Restate the listing below word for word, omitting any images.

── Record excerpts ──

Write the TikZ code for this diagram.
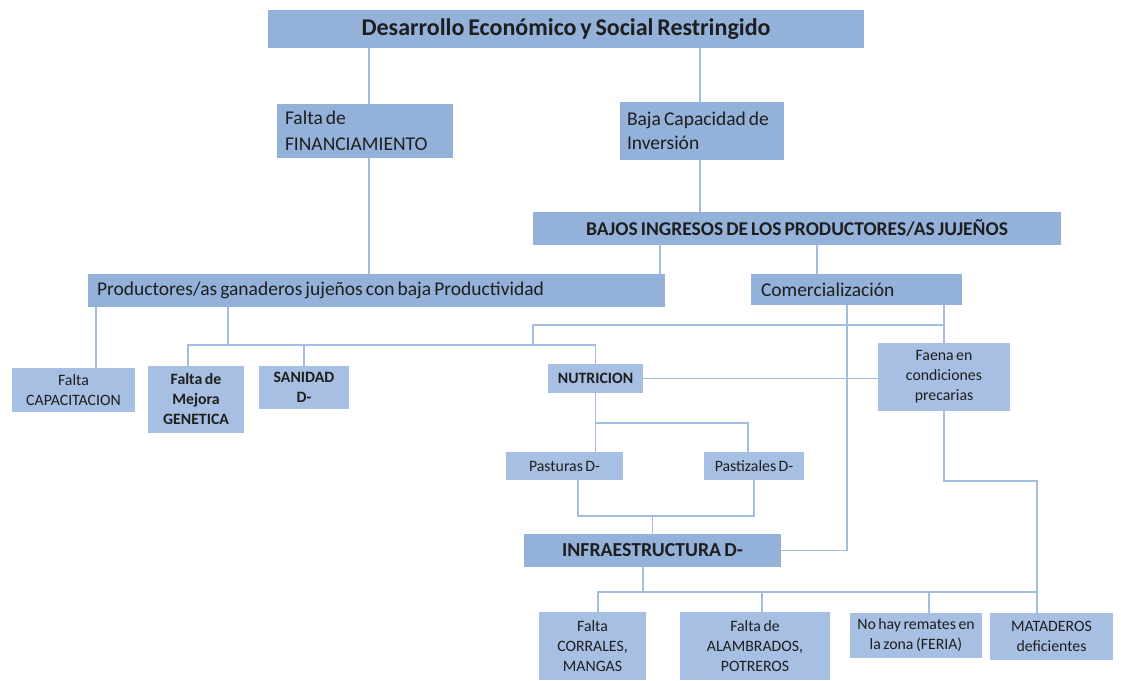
\documentclass[tikz,border=0pt]{standalone}
\usepackage{fontspec}
\setmainfont{Carlito}[WordSpace=0.7]
\definecolor{boxA}{HTML}{93B1D9}
\definecolor{boxB}{HTML}{A6BFE2}
\definecolor{lineC}{HTML}{A3BDE0}
\definecolor{txt}{HTML}{1E1E1E}
\tikzset{
  bx/.style={fill=boxA, inner sep=0pt, text=txt, font=\fontsize{20}{25}\selectfont},
  sbx/.style={fill=boxB, inner sep=0pt, text=txt, align=center, font=\fontsize{15.8}{20}\selectfont},
  conn/.style={draw=lineC, line width=1.6pt}
}
\begin{document}
\begin{tikzpicture}[x=1pt,y=-1pt]
\useasboundingbox[fill=white] (0,0) rectangle (1121,680);
% big boxes
\node[bx, minimum width=596, minimum height=38, font=\fontsize{24}{28}\selectfont\bfseries] (top) at (566,29) {Desarrollo Económico y Social Restringido};
\node[bx, minimum width=176, minimum height=54, text width=160, align=flush left, font=\fontsize{19.5}{26}\selectfont] (fin) at (365,131) {Falta de\\FINANCIAMIENTO};
\node[bx, minimum width=164, minimum height=58, text width=150, align=flush left, font=\fontsize{19.5}{24}\selectfont] (baja) at (702,131) {Baja Capacidad de\\Inversión};
\node[bx, minimum width=528, minimum height=33, font=\fontsize{19.5}{22}\selectfont\bfseries] (bajos) at (797,228.5) {BAJOS INGRESOS DE LOS PRODUCTORES/AS JUJEÑOS};
\node[bx, minimum width=577, minimum height=33, text width=559, align=flush left, font=\fontsize{19.5}{22}\selectfont] (prod) at (376.5,290.5) {Productores/as ganaderos jujeños con baja Productividad};
\node[bx, minimum width=211, minimum height=31, text width=191, align=flush left, font=\fontsize{19.5}{22}\selectfont] (com) at (856.5,289.5) {Comercialización};
% small boxes
\node[sbx, minimum width=123, minimum height=44] (cap) at (73.5,390) {Falta\\CAPACITACION};
\node[sbx, minimum width=96, minimum height=67, font=\fontsize{15.8}{20}\selectfont\bfseries] (gen) at (196,399.5) {Falta de\\Mejora\\GENETICA};
\node[sbx, minimum width=90, minimum height=43, font=\fontsize{15.8}{20}\selectfont\bfseries] (san) at (304,387.5) {SANIDAD\\D-};
\node[sbx, minimum width=95, minimum height=29, font=\fontsize{15.8}{20}\selectfont\bfseries] (nut) at (595.5,378.5) {NUTRICION};
\node[sbx, minimum width=132, minimum height=68] (faena) at (944,377) {Faena en\\condiciones\\precarias};
\node[sbx, minimum width=117, minimum height=28] (past) at (564.5,466) {Pasturas D-};
\node[sbx, minimum width=100, minimum height=28] (pastiz) at (754,466) {Pastizales D-};
\node[bx, minimum width=257, minimum height=33, font=\fontsize{19.8}{22}\selectfont\bfseries] (infra) at (652.5,550.5) {INFRAESTRUCTURA D-};
\node[sbx, minimum width=107, minimum height=68] (corr) at (592.5,646) {Falta\\CORRALES,\\MANGAS};
\node[sbx, minimum width=150, minimum height=68] (alam) at (755,646) {Falta de\\ALAMBRADOS,\\POTREROS};
\node[sbx, minimum width=132, minimum height=45] (rem) at (916,635.5) {No hay remates en\\la zona (FERIA)};
\node[sbx, minimum width=123, minimum height=47] (mat) at (1051.5,636.5) {MATADEROS\\deficientes};
% bus levels
\coordinate (busA) at (0,345);
\coordinate (busB) at (533,325);
\coordinate (busC) at (0,423);
\coordinate (busD) at (0,516);
\coordinate (busE) at (0,481);
\coordinate (busF) at (0,592);
\coordinate (tapA) at (228,345);
\coordinate (tapB) at (700,0);
% connectors
\draw[conn] ([xshift=4pt]fin.north) -- ([xshift=4pt]fin.north |- top.south);
\draw[conn] (tapB |- baja.north) -- (tapB |- top.south);
\draw[conn] (tapB |- baja.south) -- (tapB |- bajos.north);
\draw[conn] ([xshift=4pt]fin.south) -- ([xshift=4pt]fin.south |- prod.north);
\draw[conn] ([xshift=-5pt]prod.north east) -- ([xshift=-5pt]prod.north east |- bajos.south);
\draw[conn] ([xshift=-39.5pt]com.north) -- ([xshift=-39.5pt]com.north |- bajos.south);
\draw[conn] ([xshift=22.5pt]cap.north) -- ([xshift=22.5pt]cap.north |- prod.south);
\draw[conn] (tapA |- prod.south) -- (tapA);
\draw[conn] ([xshift=-8pt]gen.north) -- ([xshift=-8pt]gen.north |- busA) -- (nut.north |- busA) -- (nut.north);
\draw[conn] (san.north) -- (san.north |- busA);
\draw[conn] (faena.north |- com.south) -- (faena.north);
\draw[conn] (faena.north |- busB) -- (busB) -- (busB |- busA);
\draw[conn] (nut.east) -- (nut.east -| faena.west);
\draw[conn] ([xshift=-9.5pt]com.south) |- (infra.east);
\draw[conn] (nut.south) -- (nut.south |- past.north);
\draw[conn] (nut.south |- busC) -- ([xshift=-6pt]pastiz.north |- busC) -- ([xshift=-6pt]pastiz.north);
\draw[conn] ([xshift=13.5pt]past.south) -- ([xshift=13.5pt]past.south |- busD) -- (pastiz.south |- busD) -- (pastiz.south);
\draw[conn] (infra.north |- busD) -- (infra.north);
\draw[conn] (faena.south) -- (faena.south |- busE) -- ([xshift=-14.5pt]mat.north |- busE) -- ([xshift=-14.5pt]mat.north);
\draw[conn] ([xshift=-9.5pt]infra.south) -- ([xshift=-9.5pt]infra.south |- busF);
\draw[conn] ([xshift=5.5pt]corr.north) -- ([xshift=5.5pt]corr.north |- busF) -- ([xshift=-14.5pt]mat.north |- busF);
\draw[conn] ([xshift=7pt]alam.north) -- ([xshift=7pt]alam.north |- busF);
\draw[conn] ([xshift=13pt]rem.north) -- ([xshift=13pt]rem.north |- busF);
\end{tikzpicture}
\end{document}
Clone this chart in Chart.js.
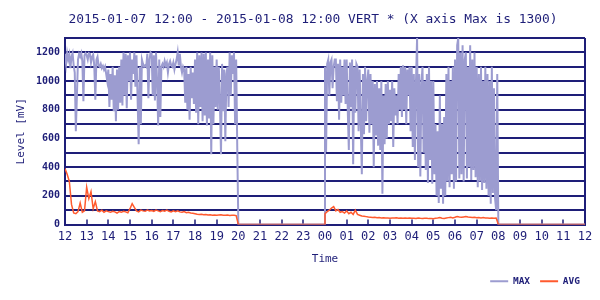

───

_Solution to this exercise_
Write the TikZ code for this diagram.
\documentclass[tikz,border=0pt]{standalone}
\usepackage{fontspec}
\setmainfont{Carlito}[WordSpace=0.7]
\definecolor{boxA}{HTML}{93B1D9}
\definecolor{boxB}{HTML}{A6BFE2}
\definecolor{lineC}{HTML}{A3BDE0}
\definecolor{txt}{HTML}{1E1E1E}
\tikzset{
  bx/.style={fill=boxA, inner sep=0pt, text=txt, font=\fontsize{20}{25}\selectfont},
  sbx/.style={fill=boxB, inner sep=0pt, text=txt, align=center, font=\fontsize{15.8}{20}\selectfont},
  conn/.style={draw=lineC, line width=1.6pt}
}
\begin{document}
\begin{tikzpicture}[x=1pt,y=-1pt]
\useasboundingbox[fill=white] (0,0) rectangle (1121,680);
% big boxes
\node[bx, minimum width=596, minimum height=38, font=\fontsize{24}{28}\selectfont\bfseries] (top) at (566,29) {Desarrollo Económico y Social Restringido};
\node[bx, minimum width=176, minimum height=54, text width=160, align=flush left, font=\fontsize{19.5}{26}\selectfont] (fin) at (365,131) {Falta de\\FINANCIAMIENTO};
\node[bx, minimum width=164, minimum height=58, text width=150, align=flush left, font=\fontsize{19.5}{24}\selectfont] (baja) at (702,131) {Baja Capacidad de\\Inversión};
\node[bx, minimum width=528, minimum height=33, font=\fontsize{19.5}{22}\selectfont\bfseries] (bajos) at (797,228.5) {BAJOS INGRESOS DE LOS PRODUCTORES/AS JUJEÑOS};
\node[bx, minimum width=577, minimum height=33, text width=559, align=flush left, font=\fontsize{19.5}{22}\selectfont] (prod) at (376.5,290.5) {Productores/as ganaderos jujeños con baja Productividad};
\node[bx, minimum width=211, minimum height=31, text width=191, align=flush left, font=\fontsize{19.5}{22}\selectfont] (com) at (856.5,289.5) {Comercialización};
% small boxes
\node[sbx, minimum width=123, minimum height=44] (cap) at (73.5,390) {Falta\\CAPACITACION};
\node[sbx, minimum width=96, minimum height=67, font=\fontsize{15.8}{20}\selectfont\bfseries] (gen) at (196,399.5) {Falta de\\Mejora\\GENETICA};
\node[sbx, minimum width=90, minimum height=43, font=\fontsize{15.8}{20}\selectfont\bfseries] (san) at (304,387.5) {SANIDAD\\D-};
\node[sbx, minimum width=95, minimum height=29, font=\fontsize{15.8}{20}\selectfont\bfseries] (nut) at (595.5,378.5) {NUTRICION};
\node[sbx, minimum width=132, minimum height=68] (faena) at (944,377) {Faena en\\condiciones\\precarias};
\node[sbx, minimum width=117, minimum height=28] (past) at (564.5,466) {Pasturas D-};
\node[sbx, minimum width=100, minimum height=28] (pastiz) at (754,466) {Pastizales D-};
\node[bx, minimum width=257, minimum height=33, font=\fontsize{19.8}{22}\selectfont\bfseries] (infra) at (652.5,550.5) {INFRAESTRUCTURA D-};
\node[sbx, minimum width=107, minimum height=68] (corr) at (592.5,646) {Falta\\CORRALES,\\MANGAS};
\node[sbx, minimum width=150, minimum height=68] (alam) at (755,646) {Falta de\\ALAMBRADOS,\\POTREROS};
\node[sbx, minimum width=132, minimum height=45] (rem) at (916,635.5) {No hay remates en\\la zona (FERIA)};
\node[sbx, minimum width=123, minimum height=47] (mat) at (1051.5,636.5) {MATADEROS\\deficientes};
% bus levels
\coordinate (busA) at (0,345);
\coordinate (busB) at (533,325);
\coordinate (busC) at (0,423);
\coordinate (busD) at (0,516);
\coordinate (busE) at (0,481);
\coordinate (busF) at (0,592);
\coordinate (tapA) at (228,345);
\coordinate (tapB) at (700,0);
% connectors
\draw[conn] ([xshift=4pt]fin.north) -- ([xshift=4pt]fin.north |- top.south);
\draw[conn] (tapB |- baja.north) -- (tapB |- top.south);
\draw[conn] (tapB |- baja.south) -- (tapB |- bajos.north);
\draw[conn] ([xshift=4pt]fin.south) -- ([xshift=4pt]fin.south |- prod.north);
\draw[conn] ([xshift=-5pt]prod.north east) -- ([xshift=-5pt]prod.north east |- bajos.south);
\draw[conn] ([xshift=-39.5pt]com.north) -- ([xshift=-39.5pt]com.north |- bajos.south);
\draw[conn] ([xshift=22.5pt]cap.north) -- ([xshift=22.5pt]cap.north |- prod.south);
\draw[conn] (tapA |- prod.south) -- (tapA);
\draw[conn] ([xshift=-8pt]gen.north) -- ([xshift=-8pt]gen.north |- busA) -- (nut.north |- busA) -- (nut.north);
\draw[conn] (san.north) -- (san.north |- busA);
\draw[conn] (faena.north |- com.south) -- (faena.north);
\draw[conn] (faena.north |- busB) -- (busB) -- (busB |- busA);
\draw[conn] (nut.east) -- (nut.east -| faena.west);
\draw[conn] ([xshift=-9.5pt]com.south) |- (infra.east);
\draw[conn] (nut.south) -- (nut.south |- past.north);
\draw[conn] (nut.south |- busC) -- ([xshift=-6pt]pastiz.north |- busC) -- ([xshift=-6pt]pastiz.north);
\draw[conn] ([xshift=13.5pt]past.south) -- ([xshift=13.5pt]past.south |- busD) -- (pastiz.south |- busD) -- (pastiz.south);
\draw[conn] (infra.north |- busD) -- (infra.north);
\draw[conn] (faena.south) -- (faena.south |- busE) -- ([xshift=-14.5pt]mat.north |- busE) -- ([xshift=-14.5pt]mat.north);
\draw[conn] ([xshift=-9.5pt]infra.south) -- ([xshift=-9.5pt]infra.south |- busF);
\draw[conn] ([xshift=5.5pt]corr.north) -- ([xshift=5.5pt]corr.north |- busF) -- ([xshift=-14.5pt]mat.north |- busF);
\draw[conn] ([xshift=7pt]alam.north) -- ([xshift=7pt]alam.north |- busF);
\draw[conn] ([xshift=13pt]rem.north) -- ([xshift=13pt]rem.north |- busF);
\end{tikzpicture}
\end{document}
Clone this chart in Chart.js.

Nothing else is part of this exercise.